そうすれば、個別の教員ごとに活用度が把握でき、常用している教員が学校全体で何%いるかを浸透度として数値化すれば、その学校のICT化が実際どれくらい進んでいいるか正確に把握できるようになります。

活用度の計測方法が今まで通りのバイアスがかかるような調査結果を、自治体や国が採用し続けるのであれば、GIGAスクール構想は事実上失敗する可能性も大きくなると思われます。

4. googleやMSが課金してくる

今、googleやマイクロソフト(MS)といったグローバル企業がclassroomやTeamsといったクラウドサービスを無償で提供しています。
おかげログインIDを一人ひとりに発行して授業で活用する学校も出てきています。オンライン授業だけでなく普段の授業でも効果的に活用している例もあるようです。
この1年で急激に学校教育に参入してきた両企業ですが、今は無料で提供している部分も多いことでしょうが、近い将来課金してくる可能性もあります。GAFAMの一角のグローバル企業ですので個人のログイン情報やログ情報を取れるメリットの方が多いのでそのまま無料が続くかもしれませんが、十分に波及させてからいろいろ仕掛けてくる方法はグローバル企業の戦略として常套手段です。

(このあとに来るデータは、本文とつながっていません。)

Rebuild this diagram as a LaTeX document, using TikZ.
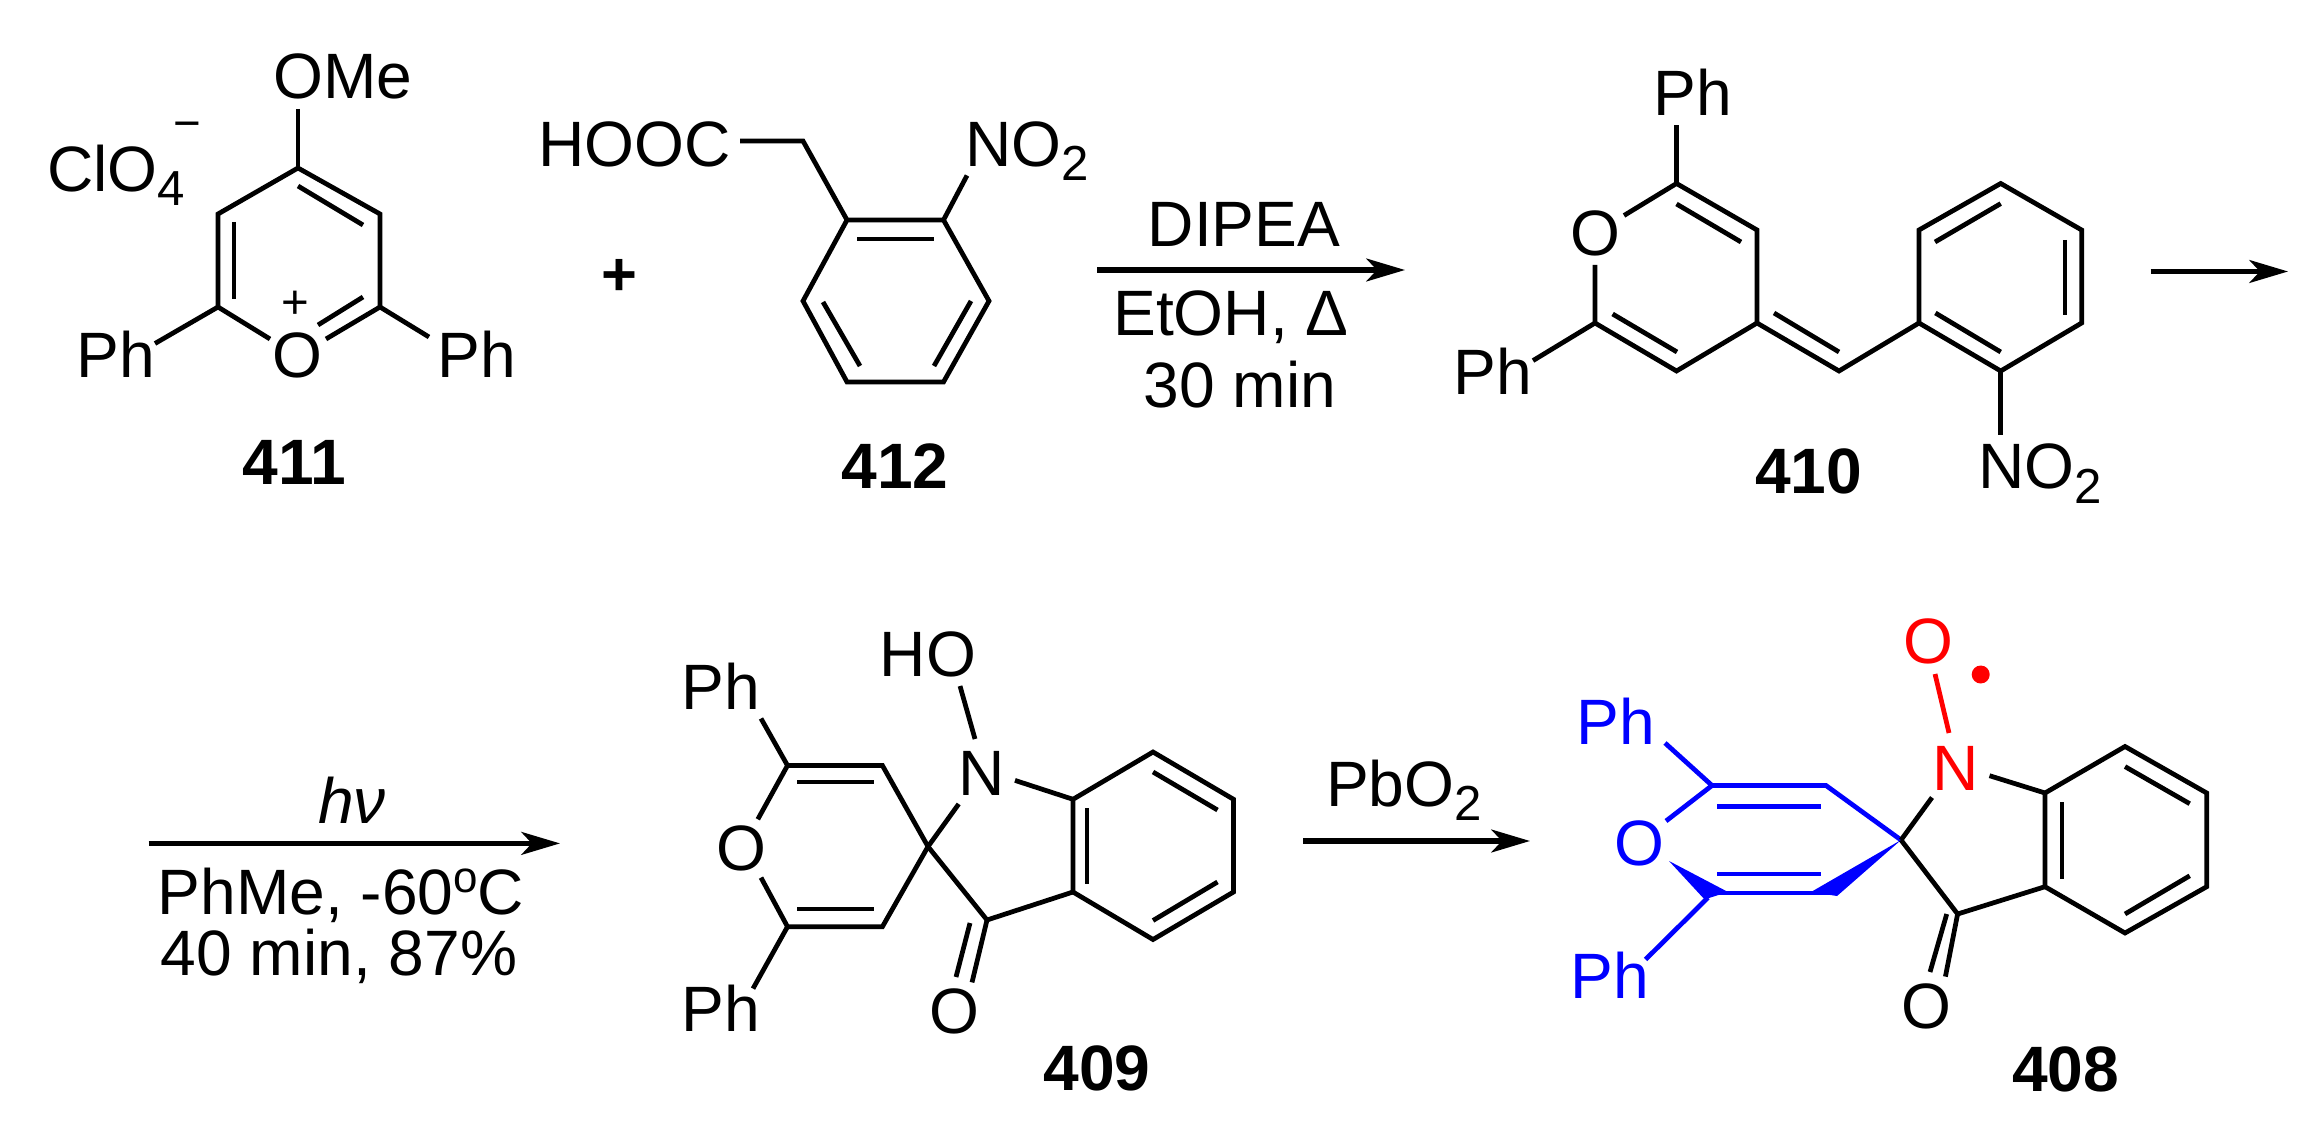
\documentclass[tikz,border=0pt]{standalone}
\usepackage{fontspec}
\setmainfont{Liberation Sans}
\usetikzlibrary{arrows.meta}
\definecolor{cblue}{RGB}{0,0,255}
\definecolor{cred}{RGB}{255,0,0}
\newcommand{\sbx}[1]{\raisebox{-8pt}{\fontsize{28}{28}\selectfont #1}}
\newcommand{\spx}[1]{\raisebox{12.5pt}{\fontsize{25}{25}\selectfont #1}}
\tikzset{
  bond/.style={line width=2.7pt,line join=miter,line cap=butt},
  rxn/.style={line width=3pt,-{Stealth[length=22pt,width=13pt,inset=6pt]}},
  atom/.style={inner sep=0pt,outer sep=0pt,anchor=base,font=\fontsize{36.5}{40}\selectfont},
  atomw/.style={atom,anchor=base west},
  lab/.style={atom,font=\fontsize{36.5}{40}\selectfont\bfseries},
  chg/.style={inner sep=0pt,outer sep=0pt,font=\fontsize{27}{27}\selectfont},
}
\begin{document}
\begin{tikzpicture}[x=0.02cm,y=-0.02cm]
\useasboundingbox (0,0) rectangle (2324,1141);
% ---------- 411
\node[atom] (ome) at (343,99) {OMe};
\node[atomw] (clo) at (47,191.6) {ClO\sbx{4}};
\node[chg] (minus) at (187,131) {−};
\node[atom] (ph411a) at (116,378) {Ph};
\node[atom] (o411) at (297.5,378) {O};
\node[atom] (ph411b) at (477,378) {Ph};
\node[chg] (plus411) at (295,305) {+};
\node[lab] (l411) at (294.5,484.5) {411};
\coordinate (a1) at (298,168);
\coordinate (a2) at (380,214);
\coordinate (a3) at (380,307);
\coordinate (a5) at (218,307);
\coordinate (a6) at (218,214);
\coordinate (a1e) at (298,109);
\coordinate (a3o) at (326,339);
\coordinate (a5o) at (270,339);
\coordinate (a5p) at (155,343.5);
\coordinate (a3p) at (429,337);
\draw[bond] (a5o) -- (a5) -- (a6) -- (a1) -- (a2) -- (a3) -- (a3o);
\draw[bond] (a1e) -- (a1);
\draw[bond] (a5) -- (a5p);
\draw[bond] (a3) -- (a3p);
\draw[bond] (234,222) -- (234,299);
\draw[bond] (298,186) -- (363,225);
\draw[bond] (363,297) -- (318,325);
% ---------- plus
\node[atom,font=\fontsize{35}{40}\selectfont\bfseries,anchor=center] (plus) at (619,277) {+};
% ---------- 412
\node[atomw] (hooc) at (538,166.5) {HOOC};
\node[atomw] (no412) at (965,166.5) {NO\sbx{2}};
\node[lab] (l412) at (895,489) {412};
\coordinate (b0) at (740,141);
\coordinate (b1) at (803,141);
\coordinate (c1) at (847,220);
\coordinate (c2) at (943.5,220);
\coordinate (c3) at (989,301);
\coordinate (c4) at (943.5,382);
\coordinate (c5) at (847,382);
\coordinate (c6) at (803,301);
\coordinate (c2n) at (967,175.5);
\draw[bond] (b0) -- (b1) -- (c1);
\draw[bond] (c1) -- (c2) -- (c3) -- (c4) -- (c5) -- (c6) -- cycle;
\draw[bond] (c2) -- (c2n);
\draw[bond] (857,239) -- (934,239);
\draw[bond] (823,302) -- (860,366);
\draw[bond] (971,301) -- (934,366);
% ---------- arrow 1
\coordinate (r1s) at (1097,270);
\coordinate (r1e) at (1405,270);
\draw[rxn] (r1s) -- (r1e);
\node[atom] (dipea) at (1244,247) {DIPEA};
\node[atom] (etoh) at (1231,336) {EtOH, Δ};
\node[atom] (t30) at (1240,408) {30 min};
% ---------- 410
\node[atom] (ph410a) at (1693,115.6) {Ph};
\node[atom] (o410) at (1595,255.5) {O};
\node[atom] (ph410b) at (1492.6,395) {Ph};
\node[atomw] (no410) at (1978,489) {NO\sbx{2}};
\node[lab] (l410) at (1808.5,493.6) {410};
\coordinate (d1) at (1676.5,183.5);
\coordinate (d2) at (1757,230);
\coordinate (d3) at (1757,323);
\coordinate (d4) at (1676.5,371);
\coordinate (d5) at (1595,323);
\coordinate (d5o) at (1595,265);
\coordinate (d1o) at (1624,215.5);
\coordinate (d1p) at (1676.5,125.4);
\coordinate (d5p) at (1533,360.6);
\coordinate (e0) at (1839,371);
\coordinate (e1) at (1919,323);
\coordinate (e2) at (1919,230);
\coordinate (e3) at (2000.7,183.5);
\coordinate (e4) at (2081.6,230);
\coordinate (e5) at (2081.6,323);
\coordinate (e6) at (2000.7,371);
\coordinate (e6n) at (2000.7,435);
\draw[bond] (d1o) -- (d1) -- (d2) -- (d3) -- (d4) -- (d5) -- (d5o);
\draw[bond] (d1) -- (d1p);
\draw[bond] (d5) -- (d5p);
\draw[bond] (d3) -- (e0) -- (e1);
\draw[bond] (e1) -- (e2) -- (e3) -- (e4) -- (e5) -- (e6) -- cycle;
\draw[bond] (e6) -- (e6n);
\draw[bond] (1676.5,204) -- (1741,242);
\draw[bond] (1612.6,314) -- (1677,352);
\draw[bond] (1774,313) -- (1839,352);
\draw[bond] (1935,242) -- (2000.7,203.6);
\draw[bond] (2065,240) -- (2065,315.5);
\draw[bond] (1935.4,313) -- (2000.7,352);
% ---------- arrow 2
\coordinate (r2s) at (2150.6,271.5);
\coordinate (r2e) at (2288,271.5);
\draw[rxn] (r2s) -- (r2e);
% ---------- arrow 3
\coordinate (r3s) at (148.7,843.4);
\coordinate (r3e) at (560,843.4);
\draw[rxn] (r3s) -- (r3e);
\node[atom] (hv) at (352,823) {\itshape hν};
\node[atom] (phme) at (341,914) {PhMe, -60\spx{o}C};
\node[atom] (t40) at (339,975) {40 min, 87\%};
% ---------- 409
\node[atom] (ph409a) at (721,709.4) {Ph};
\node[atom] (o409) at (741,870) {O};
\node[atom] (ph409b) at (721,1031.5) {Ph};
\node[atom] (ho409) at (928,676) {HO};
\node[atom] (n409) at (982,795.7) {N};
\node[atom] (oc409) at (954,1033) {O};
\node[lab] (l409) at (1097,1090) {409};
\coordinate (f1) at (787.5,765.5);
\coordinate (f2) at (882.4,765.5);
\coordinate (f3) at (928,846.6);
\coordinate (f4) at (882.4,926.7);
\coordinate (f5) at (787.5,926.7);
\coordinate (f1o) at (757.8,819.3);
\coordinate (f5o) at (761,877.6);
\coordinate (f1p) at (761,718.5);
\coordinate (f5p) at (753,988.6);
\coordinate (f3n) at (958.7,804);
\coordinate (fnh) at (975,739);
\coordinate (fho) at (960,686);
\coordinate (fnb) at (1015,780.4);
\coordinate (g0) at (987,920);
\coordinate (g1) at (1073,799.3);
\coordinate (g2) at (1153,752);
\coordinate (g3) at (1233.5,799.3);
\coordinate (g4) at (1233.5,892);
\coordinate (g5) at (1153,939.5);
\coordinate (g6) at (1073,892);
\draw[bond] (f1o) -- (f1) -- (f2) -- (f3) -- (f4) -- (f5) -- (f5o);
\draw[bond] (f1) -- (f1p);
\draw[bond] (f5) -- (f5p);
\draw[bond] (f3) -- (f3n);
\draw[bond] (fnh) -- (fho);
\draw[bond] (fnb) -- (g1);
\draw[bond] (f3) -- (g0) -- (g6);
\draw[bond] (g1) -- (g2) -- (g3) -- (g4) -- (g5) -- (g6) -- cycle;
\draw[bond] (797,782) -- (874,782);
\draw[bond] (797,909) -- (874,909);
\draw[bond] (1087,808.4) -- (1087,884);
\draw[bond] (1153,772) -- (1217.5,810);
\draw[bond] (1217.5,882) -- (1153,920.5);
\draw[bond] (970,923) -- (956,977);
\draw[bond] (g0) -- (972,982.4);
% ---------- arrow 4
\coordinate (r4s) at (1303,841);
\coordinate (r4e) at (1530,841);
\draw[rxn] (r4s) -- (r4e);
\node[atomw] (pbo) at (1326,806) {PbO\sbx{2}};
% ---------- 408
\begin{scope}[cblue,text=cblue]
\node[atom,text=cblue] (ph408a) at (1615.6,744) {Ph};
\node[atom,text=cblue] (o408) at (1639,865) {O};
\node[atom,text=cblue] (ph408b) at (1609.5,998.4) {Ph};
\coordinate (h1) at (1712,785.5);
\coordinate (h2) at (1826,785.5);
\coordinate (h3) at (1901,840);
\coordinate (h4) at (1830,893);
\coordinate (h5) at (1712,893);
\coordinate (h1o) at (1666,821);
\coordinate (h1p) at (1665,743);
\coordinate (h5p) at (1645.5,959.5);
\draw[bond] (h1o) -- (h1) -- (h2) -- (h3);
\draw[bond] (h1) -- (h1p);
\draw[bond] (h4) -- (h5);
\draw[bond] (1708,897.6) -- (h5p);
\draw[bond] (1717.4,806.6) -- (1820.5,806.6);
\draw[bond] (1717.4,874) -- (1820.5,874);
\fill[cblue] (1669,861) -- (1728,892) -- (1704.5,899.4) -- cycle;
\fill[cblue] (h3) -- (1811,892) -- (1837,896) -- cycle;
\end{scope}
\node[atom,text=cred] (o408r) at (1928,663.5) {O};
\node[atom,text=cred] (n408) at (1955.6,790) {N};
\fill[cred] (1980.7,674.5) circle (9);
\node[atom] (oc408) at (1926.4,1028) {O};
\node[lab] (l408) at (2065.5,1091.6) {408};
\coordinate (inh) at (1949,733);
\coordinate (ino) at (1935,674);
\coordinate (i3n) at (1932,797.5);
\coordinate (inb) at (1989.5,775.7);
\coordinate (j0) at (1957.6,914);
\coordinate (j1) at (2045,793);
\coordinate (j2) at (2125,746.5);
\coordinate (j3) at (2206.7,793);
\coordinate (j4) at (2206.7,886.7);
\coordinate (j5) at (2125,933);
\coordinate (j6) at (2045,886.7);
\draw[bond,cred] (ino) -- (inh);
\draw[bond] (h3) -- (i3n);
\draw[bond] (inb) -- (j1);
\draw[bond] (h3) -- (j0) -- (j6);
\draw[bond] (j1) -- (j2) -- (j3) -- (j4) -- (j5) -- (j6) -- cycle;
\draw[bond] (2062,802) -- (2062,878.7);
\draw[bond] (2125,766.6) -- (2189.7,803.7);
\draw[bond] (2189.7,875.8) -- (2125,914);
\draw[bond] (1946.7,914) -- (1930,972);
\draw[bond] (j0) -- (1945.4,976.6);
\end{tikzpicture}
\end{document}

上記にも書きましたが、今後各自治体の予算で継続させなければならないGIGAスクール構想としては、無料が有料になったときのインパクトは大きいと考えられます。またいろんな抱き合わせで契約する場合、クラウドが無料に見えるだけで実は大きいアドバンテージをグローバル企業に握られるリスクはあるでしょう。(もちろん、そうならないことを祈りますが。)

無料のメリットを享受しつつ、相手はGAFAMであることを常に考えておく必要があります。


以上GIGAスクールが失敗するとしたら原因になるであろうと考える4つを上げました。
私はこれからも地道に学校ICT化を全力で支援していきます。そして上記4つのようなことにならないように、時代を前に進めることに全力を尽くしていきたいと思います。子供達の未来のために。

今日も最後まで読んでくださりありがとうございました。